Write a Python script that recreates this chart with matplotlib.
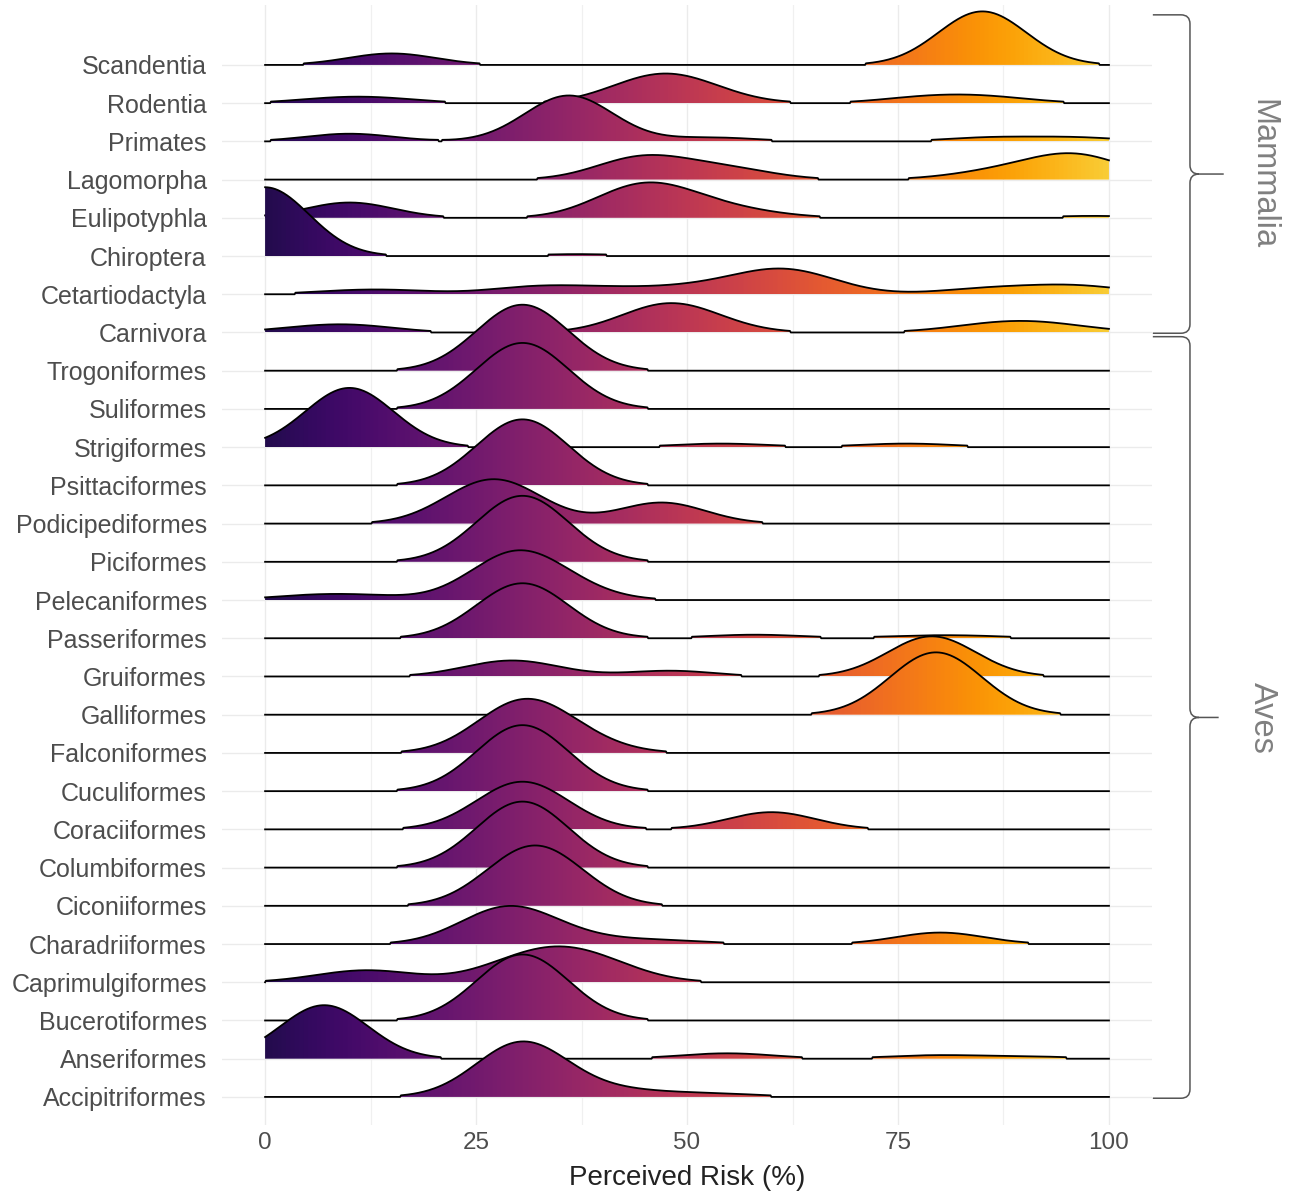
import numpy as np
import matplotlib
matplotlib.use("Agg")
import matplotlib.pyplot as plt
from matplotlib.patches import Polygon, PathPatch
from matplotlib.path import Path

plt.rcParams['font.family'] = ['Liberation Sans', 'DejaVu Sans']

# orders, bottom row first
orders = ["Accipitriformes", "Anseriformes", "Bucerotiformes", "Caprimulgiformes",
          "Charadriiformes", "Ciconiiformes", "Columbiformes", "Coraciiformes",
          "Cuculiformes", "Falconiformes", "Galliformes", "Gruiformes",
          "Passeriformes", "Pelecaniformes", "Piciformes", "Podicipediformes",
          "Psittaciformes", "Strigiformes", "Suliformes", "Trogoniformes",
          "Carnivora", "Cetartiodactyla", "Chiroptera", "Eulipotyphla",
          "Lagomorpha", "Primates", "Rodentia", "Scandentia"]

# perceived risk scores (%) and how many times each was given, per order
risk_values = [
    [29, 32, 42, 50, 55],
    [7, 52, 56, 77, 82, 91],
    [29, 32],
    [9, 14, 27, 30, 34, 38, 42],
    [27, 31, 38, 45, 49, 80],
    [30, 34],
    [29, 32],
    [29, 32, 60],
    [29, 32],
    [29, 32, 37],
    [78, 81],
    [27, 31, 48, 79],
    [29, 32, 56, 60, 77, 84],
    [5, 12, 28, 31, 36],
    [29, 32],
    [25, 29, 47],
    [29, 32],
    [10, 52, 56, 74, 78],
    [29, 32],
    [29, 32],
    [5, 11, 45, 48, 52, 82, 87, 92, 97],
    [9, 13, 17, 31, 37, 43, 51, 58, 62, 66, 84, 90, 96, 100],
    [0, 37],
    [10, 43, 47, 52, 58, 98],
    [44, 50, 56, 84, 90, 96, 100],
    [10, 36, 53, 86, 96],
    [8, 14, 44, 48, 52, 77, 82, 87],
    [15, 85],
]
risk_counts = [
    [15, 15, 3, 1, 1],
    [28, 1, 2, 1, 1, 1],
    [18, 18],
    [3, 4, 2, 5, 8, 7, 3],
    [11, 10, 2, 1, 1, 6],
    [17, 17],
    [18, 18],
    [13, 13, 9],
    [18, 18],
    [14, 13, 5],
    [17, 17],
    [4, 5, 3, 21],
    [15, 15, 1, 1, 1, 1],
    [2, 2, 11, 14, 4],
    [18, 18],
    [12, 13, 11],
    [18, 18],
    [31, 1, 1, 1, 1],
    [18, 18],
    [18, 18],
    [2, 3, 4, 9, 4, 1, 3, 3, 1],
    [1, 1, 1, 3, 2, 2, 3, 5, 7, 3, 2, 2, 3, 1],
    [36, 1],
    [8, 10, 8, 4, 2, 1],
    [10, 4, 4, 2, 4, 10, 2],
    [4, 24, 2, 2, 2],
    [2, 2, 6, 8, 4, 2, 2, 2],
    [6, 28],
]

clade_names = ["Aves", "Mammalia"]
clade_spans = [(0.966, 20.89), (20.98, 29.31)]   # in row units

bandwidth = 5.2
count_height = 0.05
min_height = 0.04

x = np.linspace(0, 100, 1001)

fig = plt.figure(figsize=(12.97, 11.97), dpi=100)
ax = fig.add_axes([0.1712, 0.0602, 0.7170, 0.9357])

grad = plt.cm.inferno(0.13 + 0.75 * x / 100)[np.newaxis, :, :]

n = len(orders)
for i in range(n - 1, -1, -1):
    base = i + 1
    vals = np.array(risk_values[i], float)
    cnts = np.array(risk_counts[i], float)
    k = np.exp(-0.5 * ((x[None, :] - vals[:, None]) / bandwidth) ** 2)
    h = (cnts[:, None] * k).sum(axis=0) * count_height
    h[h < min_height] = 0
    top = base + h
    z = 10 + 2 * (n - i)
    verts = np.column_stack([np.r_[x, x[::-1]], np.r_[top, np.full_like(x, base)]])
    poly = Polygon(verts, closed=True, transform=ax.transData)
    im = ax.imshow(grad, extent=(0, 100, base, base + h.max() + 0.02),
                   aspect='auto', interpolation='bilinear', zorder=z)
    im.set_clip_path(poly)
    ax.plot(x, top, color='black', lw=1.3, zorder=z + 1)

ax.set_xlim(-5.1, 105.1)
ax.set_ylim(0.267, 29.57)
ax.set_aspect('auto')

ax.set_xticks([0, 25, 50, 75, 100])
ax.set_xticks([12.5, 37.5, 62.5, 87.5], minor=True)
ax.set_yticks(np.arange(1, n + 1))
ax.set_yticklabels(orders)
ax.grid(which='major', color='#ebebeb', lw=1.0)
ax.grid(which='minor', axis='x', color='#f0f0f0', lw=0.9)
ax.set_axisbelow(True)
for s in ax.spines.values():
    s.set_visible(False)
ax.tick_params(which='both', length=0, labelsize=17.5, labelcolor='#4d4d4d')
ax.tick_params(axis='y', pad=11, labelsize=18)
ax.tick_params(axis='x', pad=5)
ax.set_xlabel("Perceived Risk (%)", fontsize=20, color='#222222', labelpad=8)

# curly braces for the two classes
sx = 930 / 110.2
sy = 38.22
rx, ry = 9 / sx, 9 / sy
xl, xs = 105.2, 109.6
for name, (lo, hi) in zip(clade_names, clade_spans):
    m = (lo + hi) / 2
    xt = 113.6 if name == "Mammalia" else 113.0
    verts = [(xl, hi), (xs - rx, hi), (xs, hi), (xs, hi - ry), (xs, m + ry),
             (xs, m), (xs + rx, m), (xt, m),
             (xs + rx, m), (xs, m), (xs, m - ry), (xs, lo + ry),
             (xs, lo), (xs - rx, lo), (xl, lo)]
    codes = [Path.MOVETO, Path.LINETO, Path.CURVE3, Path.CURVE3, Path.LINETO,
             Path.CURVE3, Path.CURVE3, Path.LINETO,
             Path.MOVETO, Path.CURVE3, Path.CURVE3, Path.LINETO,
             Path.CURVE3, Path.CURVE3, Path.LINETO]
    ax.add_patch(PathPatch(Path(verts, codes), fc='none', ec='#555555', lw=1.1,
                           clip_on=False))
    ax.text(118.2, m, name, rotation=270, ha='center', va='center',
            fontsize=23.5, color='#808080', clip_on=False)

fig.savefig("out.png", dpi=100)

^^^^^^^^^^^^^^^^

What to do: Return the material word for word. Pictures are not part of the copy.

Response for this exercise:
Write a Python script that recreates this chart with matplotlib.
import numpy as np
import matplotlib
matplotlib.use("Agg")
import matplotlib.pyplot as plt
from matplotlib.patches import Polygon, PathPatch
from matplotlib.path import Path

plt.rcParams['font.family'] = ['Liberation Sans', 'DejaVu Sans']

# orders, bottom row first
orders = ["Accipitriformes", "Anseriformes", "Bucerotiformes", "Caprimulgiformes",
          "Charadriiformes", "Ciconiiformes", "Columbiformes", "Coraciiformes",
          "Cuculiformes", "Falconiformes", "Galliformes", "Gruiformes",
          "Passeriformes", "Pelecaniformes", "Piciformes", "Podicipediformes",
          "Psittaciformes", "Strigiformes", "Suliformes", "Trogoniformes",
          "Carnivora", "Cetartiodactyla", "Chiroptera", "Eulipotyphla",
          "Lagomorpha", "Primates", "Rodentia", "Scandentia"]

# perceived risk scores (%) and how many times each was given, per order
risk_values = [
    [29, 32, 42, 50, 55],
    [7, 52, 56, 77, 82, 91],
    [29, 32],
    [9, 14, 27, 30, 34, 38, 42],
    [27, 31, 38, 45, 49, 80],
    [30, 34],
    [29, 32],
    [29, 32, 60],
    [29, 32],
    [29, 32, 37],
    [78, 81],
    [27, 31, 48, 79],
    [29, 32, 56, 60, 77, 84],
    [5, 12, 28, 31, 36],
    [29, 32],
    [25, 29, 47],
    [29, 32],
    [10, 52, 56, 74, 78],
    [29, 32],
    [29, 32],
    [5, 11, 45, 48, 52, 82, 87, 92, 97],
    [9, 13, 17, 31, 37, 43, 51, 58, 62, 66, 84, 90, 96, 100],
    [0, 37],
    [10, 43, 47, 52, 58, 98],
    [44, 50, 56, 84, 90, 96, 100],
    [10, 36, 53, 86, 96],
    [8, 14, 44, 48, 52, 77, 82, 87],
    [15, 85],
]
risk_counts = [
    [15, 15, 3, 1, 1],
    [28, 1, 2, 1, 1, 1],
    [18, 18],
    [3, 4, 2, 5, 8, 7, 3],
    [11, 10, 2, 1, 1, 6],
    [17, 17],
    [18, 18],
    [13, 13, 9],
    [18, 18],
    [14, 13, 5],
    [17, 17],
    [4, 5, 3, 21],
    [15, 15, 1, 1, 1, 1],
    [2, 2, 11, 14, 4],
    [18, 18],
    [12, 13, 11],
    [18, 18],
    [31, 1, 1, 1, 1],
    [18, 18],
    [18, 18],
    [2, 3, 4, 9, 4, 1, 3, 3, 1],
    [1, 1, 1, 3, 2, 2, 3, 5, 7, 3, 2, 2, 3, 1],
    [36, 1],
    [8, 10, 8, 4, 2, 1],
    [10, 4, 4, 2, 4, 10, 2],
    [4, 24, 2, 2, 2],
    [2, 2, 6, 8, 4, 2, 2, 2],
    [6, 28],
]

clade_names = ["Aves", "Mammalia"]
clade_spans = [(0.966, 20.89), (20.98, 29.31)]   # in row units

bandwidth = 5.2
count_height = 0.05
min_height = 0.04

x = np.linspace(0, 100, 1001)

fig = plt.figure(figsize=(12.97, 11.97), dpi=100)
ax = fig.add_axes([0.1712, 0.0602, 0.7170, 0.9357])

grad = plt.cm.inferno(0.13 + 0.75 * x / 100)[np.newaxis, :, :]

n = len(orders)
for i in range(n - 1, -1, -1):
    base = i + 1
    vals = np.array(risk_values[i], float)
    cnts = np.array(risk_counts[i], float)
    k = np.exp(-0.5 * ((x[None, :] - vals[:, None]) / bandwidth) ** 2)
    h = (cnts[:, None] * k).sum(axis=0) * count_height
    h[h < min_height] = 0
    top = base + h
    z = 10 + 2 * (n - i)
    verts = np.column_stack([np.r_[x, x[::-1]], np.r_[top, np.full_like(x, base)]])
    poly = Polygon(verts, closed=True, transform=ax.transData)
    im = ax.imshow(grad, extent=(0, 100, base, base + h.max() + 0.02),
                   aspect='auto', interpolation='bilinear', zorder=z)
    im.set_clip_path(poly)
    ax.plot(x, top, color='black', lw=1.3, zorder=z + 1)

ax.set_xlim(-5.1, 105.1)
ax.set_ylim(0.267, 29.57)
ax.set_aspect('auto')

ax.set_xticks([0, 25, 50, 75, 100])
ax.set_xticks([12.5, 37.5, 62.5, 87.5], minor=True)
ax.set_yticks(np.arange(1, n + 1))
ax.set_yticklabels(orders)
ax.grid(which='major', color='#ebebeb', lw=1.0)
ax.grid(which='minor', axis='x', color='#f0f0f0', lw=0.9)
ax.set_axisbelow(True)
for s in ax.spines.values():
    s.set_visible(False)
ax.tick_params(which='both', length=0, labelsize=17.5, labelcolor='#4d4d4d')
ax.tick_params(axis='y', pad=11, labelsize=18)
ax.tick_params(axis='x', pad=5)
ax.set_xlabel("Perceived Risk (%)", fontsize=20, color='#222222', labelpad=8)

# curly braces for the two classes
sx = 930 / 110.2
sy = 38.22
rx, ry = 9 / sx, 9 / sy
xl, xs = 105.2, 109.6
for name, (lo, hi) in zip(clade_names, clade_spans):
    m = (lo + hi) / 2
    xt = 113.6 if name == "Mammalia" else 113.0
    verts = [(xl, hi), (xs - rx, hi), (xs, hi), (xs, hi - ry), (xs, m + ry),
             (xs, m), (xs + rx, m), (xt, m),
             (xs + rx, m), (xs, m), (xs, m - ry), (xs, lo + ry),
             (xs, lo), (xs - rx, lo), (xl, lo)]
    codes = [Path.MOVETO, Path.LINETO, Path.CURVE3, Path.CURVE3, Path.LINETO,
             Path.CURVE3, Path.CURVE3, Path.LINETO,
             Path.MOVETO, Path.CURVE3, Path.CURVE3, Path.LINETO,
             Path.CURVE3, Path.CURVE3, Path.LINETO]
    ax.add_patch(PathPatch(Path(verts, codes), fc='none', ec='#555555', lw=1.1,
                           clip_on=False))
    ax.text(118.2, m, name, rotation=270, ha='center', va='center',
            fontsize=23.5, color='#808080', clip_on=False)

fig.savefig("out.png", dpi=100)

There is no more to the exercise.